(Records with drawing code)
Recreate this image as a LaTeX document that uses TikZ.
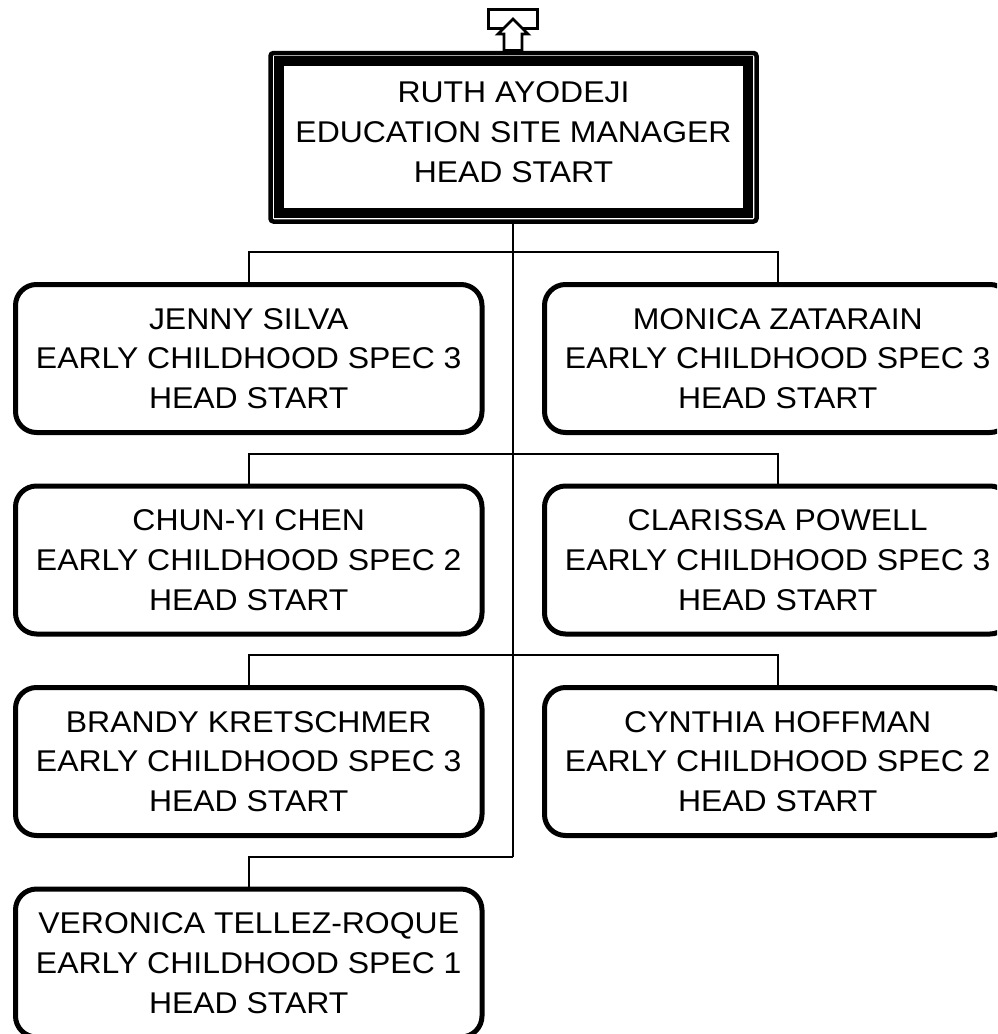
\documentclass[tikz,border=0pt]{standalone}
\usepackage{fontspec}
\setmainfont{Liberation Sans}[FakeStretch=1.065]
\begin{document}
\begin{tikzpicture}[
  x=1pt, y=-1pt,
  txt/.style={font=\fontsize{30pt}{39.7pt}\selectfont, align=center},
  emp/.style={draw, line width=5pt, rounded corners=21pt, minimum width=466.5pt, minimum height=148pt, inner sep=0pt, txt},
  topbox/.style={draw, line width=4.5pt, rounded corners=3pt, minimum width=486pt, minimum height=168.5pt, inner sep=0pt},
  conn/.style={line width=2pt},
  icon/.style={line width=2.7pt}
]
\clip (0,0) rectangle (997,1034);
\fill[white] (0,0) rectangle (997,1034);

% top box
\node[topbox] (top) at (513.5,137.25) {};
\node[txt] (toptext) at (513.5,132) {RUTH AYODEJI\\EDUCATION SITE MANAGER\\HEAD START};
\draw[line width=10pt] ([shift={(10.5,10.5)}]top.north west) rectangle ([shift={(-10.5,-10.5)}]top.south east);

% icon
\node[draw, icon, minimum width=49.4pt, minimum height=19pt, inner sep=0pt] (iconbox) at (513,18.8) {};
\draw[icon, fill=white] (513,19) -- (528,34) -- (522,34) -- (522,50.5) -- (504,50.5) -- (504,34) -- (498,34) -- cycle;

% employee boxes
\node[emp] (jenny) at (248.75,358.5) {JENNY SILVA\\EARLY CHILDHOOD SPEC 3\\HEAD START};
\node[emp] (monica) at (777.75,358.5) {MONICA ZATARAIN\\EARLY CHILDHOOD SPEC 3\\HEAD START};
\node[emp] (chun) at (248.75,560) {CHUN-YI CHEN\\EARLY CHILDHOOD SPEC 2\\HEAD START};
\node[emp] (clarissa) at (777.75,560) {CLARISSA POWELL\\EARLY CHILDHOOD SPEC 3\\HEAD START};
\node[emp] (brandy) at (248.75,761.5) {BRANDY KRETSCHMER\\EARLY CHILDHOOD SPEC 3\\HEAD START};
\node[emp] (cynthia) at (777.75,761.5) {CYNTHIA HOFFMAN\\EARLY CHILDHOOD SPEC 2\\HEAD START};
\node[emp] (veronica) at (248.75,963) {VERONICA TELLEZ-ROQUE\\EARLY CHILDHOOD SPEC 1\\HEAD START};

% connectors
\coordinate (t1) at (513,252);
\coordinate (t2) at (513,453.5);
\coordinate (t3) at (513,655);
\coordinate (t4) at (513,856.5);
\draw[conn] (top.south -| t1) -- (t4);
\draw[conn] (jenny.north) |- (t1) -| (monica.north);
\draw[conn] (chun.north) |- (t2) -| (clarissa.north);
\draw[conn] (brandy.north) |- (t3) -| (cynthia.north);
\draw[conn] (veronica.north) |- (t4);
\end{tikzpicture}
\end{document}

---

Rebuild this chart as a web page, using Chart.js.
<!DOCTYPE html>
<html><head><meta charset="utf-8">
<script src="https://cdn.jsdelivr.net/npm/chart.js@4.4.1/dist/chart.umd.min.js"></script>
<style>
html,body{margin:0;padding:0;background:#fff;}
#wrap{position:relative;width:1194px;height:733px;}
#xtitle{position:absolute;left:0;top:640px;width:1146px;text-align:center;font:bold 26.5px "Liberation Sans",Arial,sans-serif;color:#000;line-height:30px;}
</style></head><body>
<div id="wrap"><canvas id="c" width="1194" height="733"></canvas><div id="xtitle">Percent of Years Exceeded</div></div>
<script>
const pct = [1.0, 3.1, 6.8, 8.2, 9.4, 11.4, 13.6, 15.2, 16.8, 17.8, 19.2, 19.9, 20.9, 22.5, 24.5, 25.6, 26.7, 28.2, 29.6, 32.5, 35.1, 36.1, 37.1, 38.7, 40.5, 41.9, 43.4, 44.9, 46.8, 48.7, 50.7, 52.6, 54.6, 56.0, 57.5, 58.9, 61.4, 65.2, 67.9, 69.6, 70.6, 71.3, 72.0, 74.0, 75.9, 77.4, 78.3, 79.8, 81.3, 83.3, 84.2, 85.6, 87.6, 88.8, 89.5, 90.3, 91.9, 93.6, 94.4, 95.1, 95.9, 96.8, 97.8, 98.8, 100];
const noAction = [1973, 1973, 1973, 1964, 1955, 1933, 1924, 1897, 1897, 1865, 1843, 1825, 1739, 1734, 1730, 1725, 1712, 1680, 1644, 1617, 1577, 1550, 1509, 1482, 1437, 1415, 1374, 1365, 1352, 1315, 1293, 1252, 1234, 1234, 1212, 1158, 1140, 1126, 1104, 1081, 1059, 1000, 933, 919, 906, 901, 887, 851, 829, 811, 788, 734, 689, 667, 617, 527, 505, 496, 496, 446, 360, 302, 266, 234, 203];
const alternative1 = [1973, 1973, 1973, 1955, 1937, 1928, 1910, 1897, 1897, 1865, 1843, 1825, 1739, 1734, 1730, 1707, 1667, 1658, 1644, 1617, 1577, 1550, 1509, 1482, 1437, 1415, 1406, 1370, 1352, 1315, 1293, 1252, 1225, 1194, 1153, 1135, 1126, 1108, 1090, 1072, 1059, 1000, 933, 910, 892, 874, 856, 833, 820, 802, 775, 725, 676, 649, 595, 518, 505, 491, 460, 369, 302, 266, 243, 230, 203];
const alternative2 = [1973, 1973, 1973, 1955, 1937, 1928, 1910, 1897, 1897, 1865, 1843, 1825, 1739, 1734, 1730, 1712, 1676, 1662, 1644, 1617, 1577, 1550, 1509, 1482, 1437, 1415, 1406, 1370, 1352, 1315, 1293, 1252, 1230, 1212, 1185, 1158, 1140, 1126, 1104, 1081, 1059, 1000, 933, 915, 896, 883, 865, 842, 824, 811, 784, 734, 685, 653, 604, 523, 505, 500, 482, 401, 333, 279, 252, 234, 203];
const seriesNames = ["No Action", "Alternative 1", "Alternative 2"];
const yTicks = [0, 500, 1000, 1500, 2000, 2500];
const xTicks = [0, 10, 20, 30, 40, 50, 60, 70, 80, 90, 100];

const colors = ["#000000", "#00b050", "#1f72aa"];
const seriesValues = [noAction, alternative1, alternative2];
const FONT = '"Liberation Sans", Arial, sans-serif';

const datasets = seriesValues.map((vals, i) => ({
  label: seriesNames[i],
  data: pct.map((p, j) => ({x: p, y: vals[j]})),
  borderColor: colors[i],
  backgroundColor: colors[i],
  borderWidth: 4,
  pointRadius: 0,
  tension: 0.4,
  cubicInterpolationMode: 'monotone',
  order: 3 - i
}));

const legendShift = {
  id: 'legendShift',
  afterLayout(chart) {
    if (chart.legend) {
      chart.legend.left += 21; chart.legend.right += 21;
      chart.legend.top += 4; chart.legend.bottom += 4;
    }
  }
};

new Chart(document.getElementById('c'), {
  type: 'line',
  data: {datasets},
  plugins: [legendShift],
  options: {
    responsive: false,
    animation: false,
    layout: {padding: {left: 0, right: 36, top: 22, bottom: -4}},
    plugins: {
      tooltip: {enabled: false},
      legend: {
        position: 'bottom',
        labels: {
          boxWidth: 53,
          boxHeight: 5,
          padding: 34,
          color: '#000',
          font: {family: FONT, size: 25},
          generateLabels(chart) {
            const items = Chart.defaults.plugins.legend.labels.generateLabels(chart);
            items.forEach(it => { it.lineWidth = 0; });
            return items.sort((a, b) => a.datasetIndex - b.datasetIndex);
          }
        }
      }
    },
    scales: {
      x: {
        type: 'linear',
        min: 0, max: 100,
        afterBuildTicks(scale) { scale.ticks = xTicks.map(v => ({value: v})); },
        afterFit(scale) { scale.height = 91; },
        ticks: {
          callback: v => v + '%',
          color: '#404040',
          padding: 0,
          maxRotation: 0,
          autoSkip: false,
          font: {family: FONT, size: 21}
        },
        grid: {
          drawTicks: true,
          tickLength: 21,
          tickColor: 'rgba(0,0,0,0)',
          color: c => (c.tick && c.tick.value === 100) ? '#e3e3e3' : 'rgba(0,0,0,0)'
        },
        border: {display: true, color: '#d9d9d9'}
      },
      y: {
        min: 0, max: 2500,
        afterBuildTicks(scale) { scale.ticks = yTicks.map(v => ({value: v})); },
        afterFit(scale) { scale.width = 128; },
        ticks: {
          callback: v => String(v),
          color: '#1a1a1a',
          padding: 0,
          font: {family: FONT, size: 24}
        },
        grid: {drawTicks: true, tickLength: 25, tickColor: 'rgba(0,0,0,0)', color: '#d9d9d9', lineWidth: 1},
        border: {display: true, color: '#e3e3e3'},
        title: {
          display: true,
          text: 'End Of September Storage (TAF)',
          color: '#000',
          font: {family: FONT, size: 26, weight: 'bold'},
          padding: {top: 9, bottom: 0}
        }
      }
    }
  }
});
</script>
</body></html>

- EXERCISE DETAILS: Take only the lines above from the one that has "Recreate this image" through the one that has "(veronica) at (248.75,963)" and reproduce them exactly, omitting any pictures.

- RESULT:
Recreate this image as a LaTeX document that uses TikZ.
\documentclass[tikz,border=0pt]{standalone}
\usepackage{fontspec}
\setmainfont{Liberation Sans}[FakeStretch=1.065]
\begin{document}
\begin{tikzpicture}[
  x=1pt, y=-1pt,
  txt/.style={font=\fontsize{30pt}{39.7pt}\selectfont, align=center},
  emp/.style={draw, line width=5pt, rounded corners=21pt, minimum width=466.5pt, minimum height=148pt, inner sep=0pt, txt},
  topbox/.style={draw, line width=4.5pt, rounded corners=3pt, minimum width=486pt, minimum height=168.5pt, inner sep=0pt},
  conn/.style={line width=2pt},
  icon/.style={line width=2.7pt}
]
\clip (0,0) rectangle (997,1034);
\fill[white] (0,0) rectangle (997,1034);

% top box
\node[topbox] (top) at (513.5,137.25) {};
\node[txt] (toptext) at (513.5,132) {RUTH AYODEJI\\EDUCATION SITE MANAGER\\HEAD START};
\draw[line width=10pt] ([shift={(10.5,10.5)}]top.north west) rectangle ([shift={(-10.5,-10.5)}]top.south east);

% icon
\node[draw, icon, minimum width=49.4pt, minimum height=19pt, inner sep=0pt] (iconbox) at (513,18.8) {};
\draw[icon, fill=white] (513,19) -- (528,34) -- (522,34) -- (522,50.5) -- (504,50.5) -- (504,34) -- (498,34) -- cycle;

% employee boxes
\node[emp] (jenny) at (248.75,358.5) {JENNY SILVA\\EARLY CHILDHOOD SPEC 3\\HEAD START};
\node[emp] (monica) at (777.75,358.5) {MONICA ZATARAIN\\EARLY CHILDHOOD SPEC 3\\HEAD START};
\node[emp] (chun) at (248.75,560) {CHUN-YI CHEN\\EARLY CHILDHOOD SPEC 2\\HEAD START};
\node[emp] (clarissa) at (777.75,560) {CLARISSA POWELL\\EARLY CHILDHOOD SPEC 3\\HEAD START};
\node[emp] (brandy) at (248.75,761.5) {BRANDY KRETSCHMER\\EARLY CHILDHOOD SPEC 3\\HEAD START};
\node[emp] (cynthia) at (777.75,761.5) {CYNTHIA HOFFMAN\\EARLY CHILDHOOD SPEC 2\\HEAD START};
\node[emp] (veronica) at (248.75,963) {VERONICA TELLEZ-ROQUE\\EARLY CHILDHOOD SPEC 1\\HEAD START};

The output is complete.